The debate moderator was our English teacher, Mr. Smith, who pulled me off stage and saved me from further humiliation. For the rest of the day, kids were talking about how I spazzed out during the student debate all the way through afternoon P.E.
On Monday night, America absorbed a slightly higher grade of rhetorical jiu jitsu when President Obama and Mitt Romney engaged in the last of their three presidential debates leading up to Election Day. I’m no political animal, but I watched these made-for-TV events closely to give us a peek into the kind of men who will lead the Free World.
Are they smart and earnest, with a strategy to exert leadership on the world stage and help the country climb out of a recessionary swamp? Or are they aloof and petty, ready with gotcha questions but offering no solutions of their own? Do they mean what they say and say what they mean? Are they cool under pressure? Or do their arms begin to flail like windmills in Holland?
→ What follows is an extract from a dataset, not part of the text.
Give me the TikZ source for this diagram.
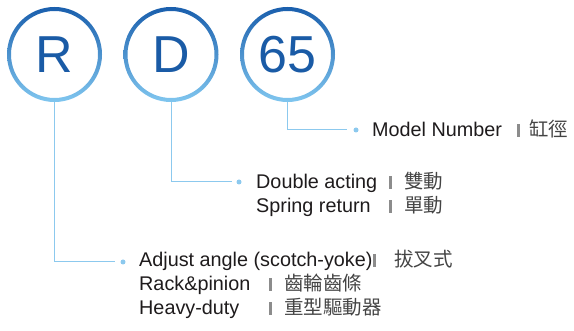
\documentclass[tikz,border=0pt]{standalone}
\usepackage{fontspec}
\setmainfont{Liberation Sans}
\newfontfamily\cjk{Noto Sans CJK TC}
\definecolor{ringtop}{HTML}{1A5FAD}
\definecolor{ringbot}{HTML}{80C6EF}
\definecolor{lettercol}{HTML}{1A5BA6}
\definecolor{conn}{HTML}{8CC9EE}
\definecolor{txt}{HTML}{1E1B1C}
\definecolor{cjkc}{HTML}{444444}
\definecolor{barcol}{HTML}{8C8C8C}
\newcommand{\sepbar}{\textcolor{barcol}{\rule{2.4pt}{12.5pt}}}
\begin{document}
\begin{tikzpicture}[x=1pt,y=-1pt,
  bignode/.style={circle,minimum size=95pt,inner sep=0pt,text=lettercol,
    font=\fontsize{52}{52}\selectfont},
  connline/.style={draw=conn,line width=1pt},
  dotnode/.style={circle,fill=conn,inner sep=0pt,minimum size=5pt},
  entxt/.style={anchor=base west,inner sep=0pt,text=txt,
    font=\fontsize{19.8}{24}\selectfont},
  cntxt/.style={anchor=base west,inner sep=0pt,text=cjkc,
    font=\fontsize{19.5}{24}\selectfont\cjk},
  barnode/.style={anchor=base west,inner sep=0pt}]
\useasboundingbox (0,0) rectangle (574,331);
% rings
\foreach \cx in {54.5,171,287.5}{
  \shade[top color=ringtop,bottom color=ringbot,even odd rule]
    (\cx,54.5) circle[radius=47.5pt] (\cx,54.5) circle[radius=43.5pt];
}
\node[bignode] (R) at (54.5,54.5) {R};
\node[bignode] (D) at (171,54.5) {D};
\node[bignode] (N) at (287.5,54.5) {65};
% dots and connector ends
\coordinate (eN) at (347,130);
\coordinate (eD) at (232,182);
\coordinate (eR) at (115,262);
\node[dotnode] (dN) at (356,130) {};
\node[dotnode] (dD) at (239,182) {};
\node[dotnode] (dR) at (123,262) {};
\draw[connline] (N.south) |- (eN);
\draw[connline] (D.south) |- (eD);
\draw[connline] (R.south) |- (eR);
% model number
\node[entxt] (t1) at (372,137) {Model Number};
\node[barnode] (b1) at (517,137) {\sepbar};
\node[cntxt] (c1) at (529,137) {缸徑};
% double / spring
\node[entxt] (t2) at (256,189) {Double acting};
\node[barnode] (b2) at (389,189) {\sepbar};
\node[cntxt] (c2) at (404,189) {雙動};
\node[entxt] (t3) at (256,213) {Spring return};
\node[barnode] (b3) at (389,213) {\sepbar};
\node[cntxt] (c3) at (404,213) {單動};
% R options
\node[entxt] (t4) at (139,267) {Adjust angle (scotch-yoke)};
\node[barnode] (b4) at (373,267) {\sepbar};
\node[cntxt] (c4) at (394,267) {拔叉式};
\node[entxt] (t5) at (139,291) {Rack\&pinion};
\node[barnode] (b5) at (269,291) {\sepbar};
\node[cntxt] (c5) at (284,291) {齒輪齒條};
\node[entxt] (t6) at (139,315) {Heavy-duty};
\node[barnode] (b6) at (269,315) {\sepbar};
\node[cntxt] (c6) at (284,315) {重型驅動器};
\end{tikzpicture}
\end{document}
I hope Monday’s debate is more like the vice presidential debate between Joe Biden and Paul Ryan. Their showdown contrasted two distinctly different visions for the country, and they largely did it in a way that didn’t insult our intelligence and degenerate the event into a name-calling fracas. I think Barack and Mitt owe the country this much.
** UPDATED POST-DEBATE **
I overcame my instincts and watched the third presidential debate over “Monday Night Football” and Game 7 of the National League Championship Series (way to blow it, Cards). This debate focused on foreign policy, so I managed to stay awake for this one.
President Obama sounded like a man who has been dealing with defense and foreign policy issues every day for nearly four years, while Mitt Romney sounded like he’s been cramming for an blue book exam at Elliott School. Obama was confident and offered rational arguments for his administration’s decisions on Iran, Afghanistan, Pakistan, Syria and China. In contrast, Romney sounded nervous and tossed around buzz terms instead of building coherent arguments for his positions. How many times did he say he would “build partnerships” and that the U.S. needed a “comprehensive strategy?”
And how many times did Romney say he agreed with one of the president’s policies? Lots.
Romney stepped up his game a little when the topic shifted to China, but he appeared weak when he whined to Bob Schieffer about the president “attacking me personally.” The terrorist attack on the U.S. consulate in Benghazi came up early, but Romney failed to make it into a referendum on how Obama views the threats to America around the world. He was probably busy checking off buzz words from his mental “Things to Say at Tonight’s Debate” checklist.
Obama once again used the word “we” when referencing the death of Osama bin Laden. Haters will shake their fists and scream bloody murder about taking credit for that kill; I guess it’s as annoying to me as Paul Bremer triumphantly declaring, “We got him!” when soldiers caught Saddam Hussein years ago. But I digress.
The quote of the night came from Romney, as he was discussing Obama’s counterterrorism strategy of targeting extremist leaders.
“We can’t kill our way out of this mess,” the challenger said.
Maybe because “we need a comprehensive strategy.”